Exercise aim: Leave out every picture, and retype exactly the lines from the line with "Recreate this image" through the line with "import seaborn as sns", both ends included.

Rows from a dataset of charts and code:
-=-=-

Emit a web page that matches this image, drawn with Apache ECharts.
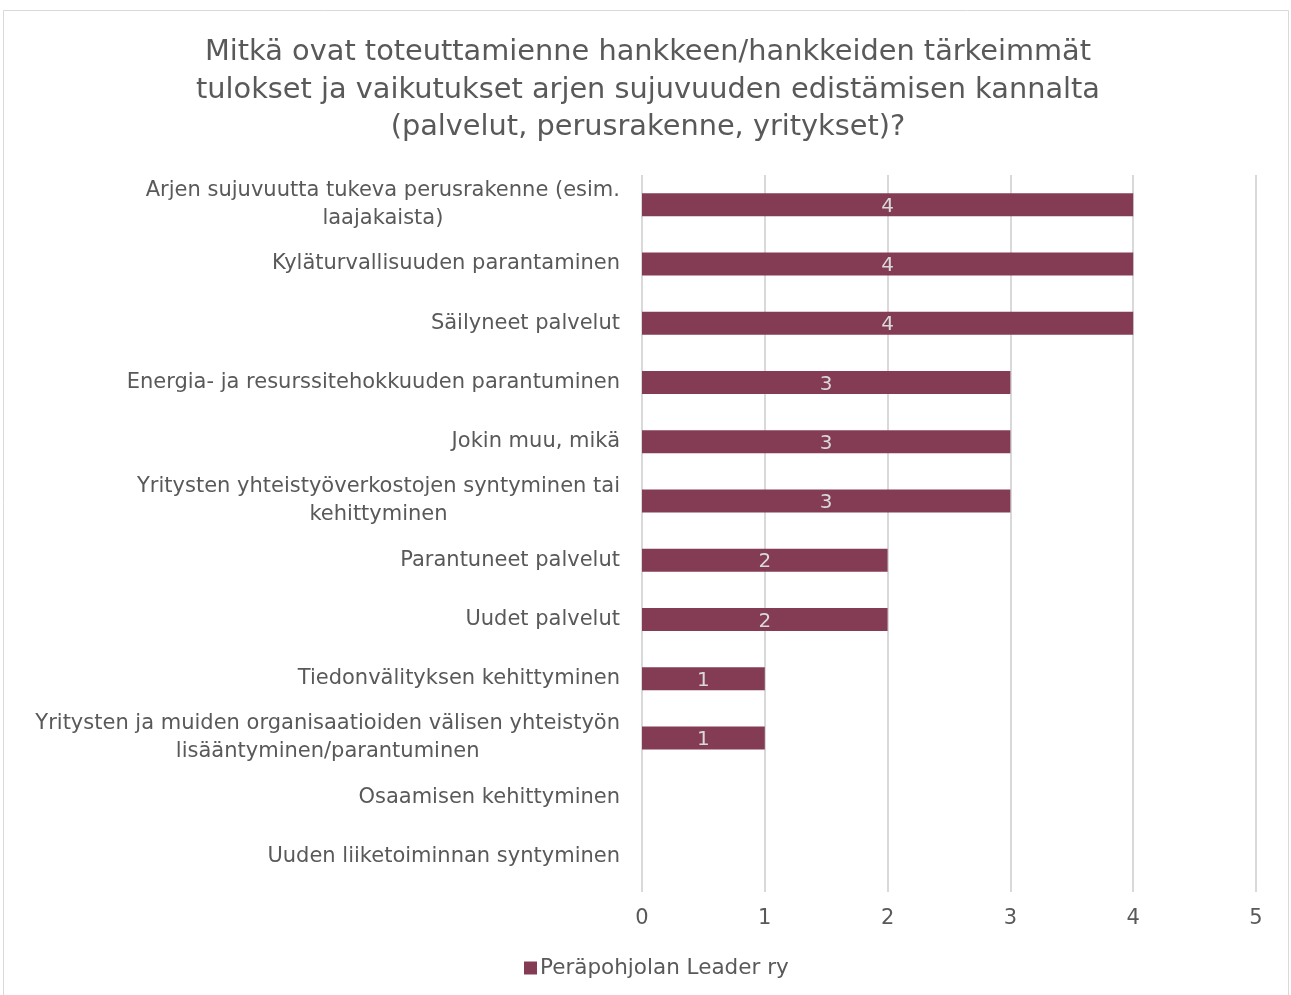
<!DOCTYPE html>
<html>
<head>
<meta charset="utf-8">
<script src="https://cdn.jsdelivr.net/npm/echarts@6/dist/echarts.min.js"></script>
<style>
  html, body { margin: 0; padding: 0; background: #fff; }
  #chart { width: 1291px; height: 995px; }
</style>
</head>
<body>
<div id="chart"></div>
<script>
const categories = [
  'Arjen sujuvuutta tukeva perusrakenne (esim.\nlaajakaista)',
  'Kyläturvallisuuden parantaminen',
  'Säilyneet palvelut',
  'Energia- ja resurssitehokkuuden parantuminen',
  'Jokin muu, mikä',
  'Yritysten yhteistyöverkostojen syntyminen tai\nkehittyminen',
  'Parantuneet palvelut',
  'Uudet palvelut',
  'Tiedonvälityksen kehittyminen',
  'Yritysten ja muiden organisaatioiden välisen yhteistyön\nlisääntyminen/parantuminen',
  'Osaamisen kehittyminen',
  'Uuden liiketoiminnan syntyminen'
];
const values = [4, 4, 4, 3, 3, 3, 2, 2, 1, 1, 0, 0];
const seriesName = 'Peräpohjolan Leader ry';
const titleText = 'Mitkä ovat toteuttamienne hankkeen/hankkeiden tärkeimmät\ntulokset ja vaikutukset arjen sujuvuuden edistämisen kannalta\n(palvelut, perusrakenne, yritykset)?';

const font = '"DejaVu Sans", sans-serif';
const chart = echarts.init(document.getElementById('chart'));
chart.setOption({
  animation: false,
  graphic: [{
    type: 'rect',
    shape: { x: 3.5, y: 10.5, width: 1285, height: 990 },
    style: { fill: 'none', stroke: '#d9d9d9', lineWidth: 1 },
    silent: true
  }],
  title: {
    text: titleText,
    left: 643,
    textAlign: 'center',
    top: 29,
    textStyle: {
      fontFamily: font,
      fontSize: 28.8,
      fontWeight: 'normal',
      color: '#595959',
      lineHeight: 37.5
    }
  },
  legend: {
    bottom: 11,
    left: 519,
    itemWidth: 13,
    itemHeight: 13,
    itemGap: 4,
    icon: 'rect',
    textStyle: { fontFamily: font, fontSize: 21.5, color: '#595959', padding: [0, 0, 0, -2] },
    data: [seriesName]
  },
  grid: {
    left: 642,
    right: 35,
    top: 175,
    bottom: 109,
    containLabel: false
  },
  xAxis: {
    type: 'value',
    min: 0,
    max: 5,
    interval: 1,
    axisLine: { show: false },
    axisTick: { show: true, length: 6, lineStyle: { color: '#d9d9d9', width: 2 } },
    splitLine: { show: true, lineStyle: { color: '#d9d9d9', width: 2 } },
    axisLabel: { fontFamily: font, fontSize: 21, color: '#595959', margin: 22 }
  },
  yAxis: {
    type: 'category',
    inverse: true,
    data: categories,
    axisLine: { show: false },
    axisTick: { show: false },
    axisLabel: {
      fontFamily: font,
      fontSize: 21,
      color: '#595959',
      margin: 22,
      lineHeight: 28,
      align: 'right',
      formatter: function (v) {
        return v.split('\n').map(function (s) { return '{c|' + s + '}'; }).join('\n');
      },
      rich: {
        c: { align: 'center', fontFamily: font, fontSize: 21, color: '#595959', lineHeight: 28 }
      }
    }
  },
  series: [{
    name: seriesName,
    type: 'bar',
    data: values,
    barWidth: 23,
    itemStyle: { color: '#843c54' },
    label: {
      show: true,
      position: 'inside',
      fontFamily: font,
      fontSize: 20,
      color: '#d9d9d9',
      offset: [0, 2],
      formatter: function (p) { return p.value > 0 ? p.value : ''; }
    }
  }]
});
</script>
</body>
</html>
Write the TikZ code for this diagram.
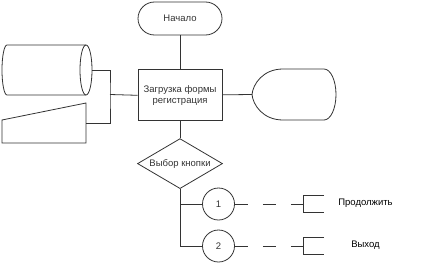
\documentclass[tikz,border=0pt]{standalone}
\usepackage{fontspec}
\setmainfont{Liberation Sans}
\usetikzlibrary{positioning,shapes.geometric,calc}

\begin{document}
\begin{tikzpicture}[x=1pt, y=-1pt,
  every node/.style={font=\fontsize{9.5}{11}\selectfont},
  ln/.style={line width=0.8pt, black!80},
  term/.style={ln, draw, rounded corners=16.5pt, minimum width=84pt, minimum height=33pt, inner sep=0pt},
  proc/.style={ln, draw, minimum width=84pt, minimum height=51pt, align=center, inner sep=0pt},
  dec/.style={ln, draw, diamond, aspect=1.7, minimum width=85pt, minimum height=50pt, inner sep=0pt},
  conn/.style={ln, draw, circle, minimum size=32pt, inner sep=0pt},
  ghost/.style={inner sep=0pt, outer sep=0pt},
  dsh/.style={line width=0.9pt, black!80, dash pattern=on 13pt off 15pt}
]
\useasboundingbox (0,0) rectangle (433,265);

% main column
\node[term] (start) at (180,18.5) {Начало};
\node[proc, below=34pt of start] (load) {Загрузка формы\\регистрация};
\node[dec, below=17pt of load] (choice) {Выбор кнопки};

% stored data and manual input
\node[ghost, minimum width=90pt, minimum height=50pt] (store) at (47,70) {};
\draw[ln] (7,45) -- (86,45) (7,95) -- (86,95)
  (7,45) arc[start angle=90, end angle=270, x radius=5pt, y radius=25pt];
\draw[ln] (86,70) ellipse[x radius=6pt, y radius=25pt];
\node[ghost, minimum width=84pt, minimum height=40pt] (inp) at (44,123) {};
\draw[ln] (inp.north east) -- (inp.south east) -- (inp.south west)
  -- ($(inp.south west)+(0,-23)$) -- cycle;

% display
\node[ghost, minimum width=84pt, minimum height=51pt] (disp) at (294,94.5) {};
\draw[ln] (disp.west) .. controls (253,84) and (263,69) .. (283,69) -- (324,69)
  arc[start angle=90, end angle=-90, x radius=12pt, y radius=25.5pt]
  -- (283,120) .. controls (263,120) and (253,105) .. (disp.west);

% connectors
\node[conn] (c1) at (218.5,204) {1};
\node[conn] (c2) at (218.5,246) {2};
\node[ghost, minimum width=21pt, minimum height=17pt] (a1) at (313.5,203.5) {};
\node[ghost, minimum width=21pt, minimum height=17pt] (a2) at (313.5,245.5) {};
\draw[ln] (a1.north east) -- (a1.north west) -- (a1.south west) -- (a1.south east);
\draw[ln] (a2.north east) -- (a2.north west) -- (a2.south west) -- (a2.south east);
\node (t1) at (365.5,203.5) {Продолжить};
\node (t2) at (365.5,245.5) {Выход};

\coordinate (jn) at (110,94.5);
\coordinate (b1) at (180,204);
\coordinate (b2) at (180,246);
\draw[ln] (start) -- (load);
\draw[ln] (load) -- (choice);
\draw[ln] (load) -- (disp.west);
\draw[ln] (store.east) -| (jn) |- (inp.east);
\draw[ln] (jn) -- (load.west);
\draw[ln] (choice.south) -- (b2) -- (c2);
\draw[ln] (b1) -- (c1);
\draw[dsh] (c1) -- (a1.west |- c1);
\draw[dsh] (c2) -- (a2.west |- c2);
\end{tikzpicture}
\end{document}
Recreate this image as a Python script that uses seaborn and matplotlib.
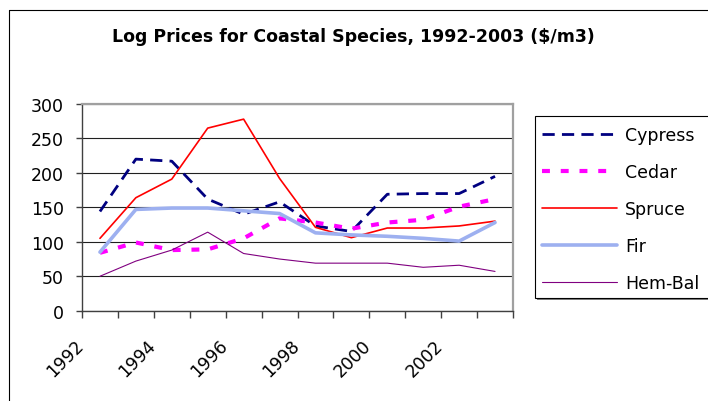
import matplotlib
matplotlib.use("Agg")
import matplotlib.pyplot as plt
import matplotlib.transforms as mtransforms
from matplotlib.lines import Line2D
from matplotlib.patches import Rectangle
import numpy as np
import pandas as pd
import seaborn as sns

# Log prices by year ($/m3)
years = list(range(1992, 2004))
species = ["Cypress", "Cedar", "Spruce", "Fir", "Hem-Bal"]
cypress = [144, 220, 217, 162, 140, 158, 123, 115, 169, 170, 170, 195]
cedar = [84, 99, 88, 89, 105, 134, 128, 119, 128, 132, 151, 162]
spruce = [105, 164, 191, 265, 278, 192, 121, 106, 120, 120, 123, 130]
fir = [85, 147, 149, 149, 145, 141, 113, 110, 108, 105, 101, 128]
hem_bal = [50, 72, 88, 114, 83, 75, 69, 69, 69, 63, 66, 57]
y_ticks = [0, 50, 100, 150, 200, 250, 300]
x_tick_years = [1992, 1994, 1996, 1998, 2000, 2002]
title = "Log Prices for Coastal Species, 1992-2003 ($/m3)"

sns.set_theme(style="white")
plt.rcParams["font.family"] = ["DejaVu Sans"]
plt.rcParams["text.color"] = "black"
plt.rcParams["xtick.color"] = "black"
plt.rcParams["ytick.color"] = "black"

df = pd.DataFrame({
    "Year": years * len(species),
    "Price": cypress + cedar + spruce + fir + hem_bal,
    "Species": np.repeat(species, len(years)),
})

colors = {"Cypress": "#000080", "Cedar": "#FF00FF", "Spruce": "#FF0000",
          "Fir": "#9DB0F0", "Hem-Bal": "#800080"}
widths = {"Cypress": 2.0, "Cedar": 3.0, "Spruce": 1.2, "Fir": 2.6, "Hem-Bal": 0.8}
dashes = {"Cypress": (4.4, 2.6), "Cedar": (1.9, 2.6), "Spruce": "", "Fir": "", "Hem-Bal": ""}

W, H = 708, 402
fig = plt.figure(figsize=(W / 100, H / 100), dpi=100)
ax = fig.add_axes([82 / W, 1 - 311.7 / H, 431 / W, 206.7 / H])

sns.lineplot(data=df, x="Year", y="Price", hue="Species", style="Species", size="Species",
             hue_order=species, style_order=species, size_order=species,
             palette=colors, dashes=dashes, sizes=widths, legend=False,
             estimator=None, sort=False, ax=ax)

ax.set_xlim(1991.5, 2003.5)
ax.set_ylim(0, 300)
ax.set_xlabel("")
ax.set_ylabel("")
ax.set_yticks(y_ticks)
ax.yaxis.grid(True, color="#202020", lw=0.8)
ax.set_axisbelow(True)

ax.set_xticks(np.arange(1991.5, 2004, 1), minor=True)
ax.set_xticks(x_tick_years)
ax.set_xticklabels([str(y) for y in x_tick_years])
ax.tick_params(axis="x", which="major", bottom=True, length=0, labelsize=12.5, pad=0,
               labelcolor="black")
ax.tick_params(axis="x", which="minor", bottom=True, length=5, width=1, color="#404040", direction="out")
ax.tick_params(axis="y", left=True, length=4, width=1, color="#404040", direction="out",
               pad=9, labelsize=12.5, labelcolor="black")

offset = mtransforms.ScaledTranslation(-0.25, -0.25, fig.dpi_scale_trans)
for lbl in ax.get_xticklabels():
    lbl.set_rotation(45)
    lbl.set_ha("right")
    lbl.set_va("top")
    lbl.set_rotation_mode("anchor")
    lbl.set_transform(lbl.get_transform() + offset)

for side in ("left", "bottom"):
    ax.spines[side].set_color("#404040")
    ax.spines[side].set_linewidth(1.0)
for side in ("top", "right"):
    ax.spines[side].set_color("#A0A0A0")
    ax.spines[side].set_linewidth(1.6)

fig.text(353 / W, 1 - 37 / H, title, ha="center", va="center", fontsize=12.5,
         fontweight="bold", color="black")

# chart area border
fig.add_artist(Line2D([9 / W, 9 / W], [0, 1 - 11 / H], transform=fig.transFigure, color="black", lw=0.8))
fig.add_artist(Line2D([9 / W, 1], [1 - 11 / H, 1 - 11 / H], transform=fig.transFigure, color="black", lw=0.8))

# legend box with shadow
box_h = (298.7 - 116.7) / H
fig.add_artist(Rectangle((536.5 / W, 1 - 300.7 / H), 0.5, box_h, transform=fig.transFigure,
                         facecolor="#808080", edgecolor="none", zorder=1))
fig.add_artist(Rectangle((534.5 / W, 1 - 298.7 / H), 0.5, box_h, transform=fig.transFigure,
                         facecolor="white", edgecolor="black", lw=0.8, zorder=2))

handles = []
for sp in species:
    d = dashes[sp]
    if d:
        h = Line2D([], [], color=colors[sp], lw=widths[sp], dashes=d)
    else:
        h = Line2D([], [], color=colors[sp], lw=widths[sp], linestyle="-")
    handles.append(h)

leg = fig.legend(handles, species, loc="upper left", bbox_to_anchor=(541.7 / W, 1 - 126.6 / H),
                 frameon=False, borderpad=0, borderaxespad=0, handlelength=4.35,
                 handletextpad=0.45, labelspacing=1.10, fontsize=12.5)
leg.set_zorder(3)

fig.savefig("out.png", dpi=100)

-=-=-

Reply to the task:
Recreate this image as a Python script that uses seaborn and matplotlib.
import matplotlib
matplotlib.use("Agg")
import matplotlib.pyplot as plt
import matplotlib.transforms as mtransforms
from matplotlib.lines import Line2D
from matplotlib.patches import Rectangle
import numpy as np
import pandas as pd
import seaborn as sns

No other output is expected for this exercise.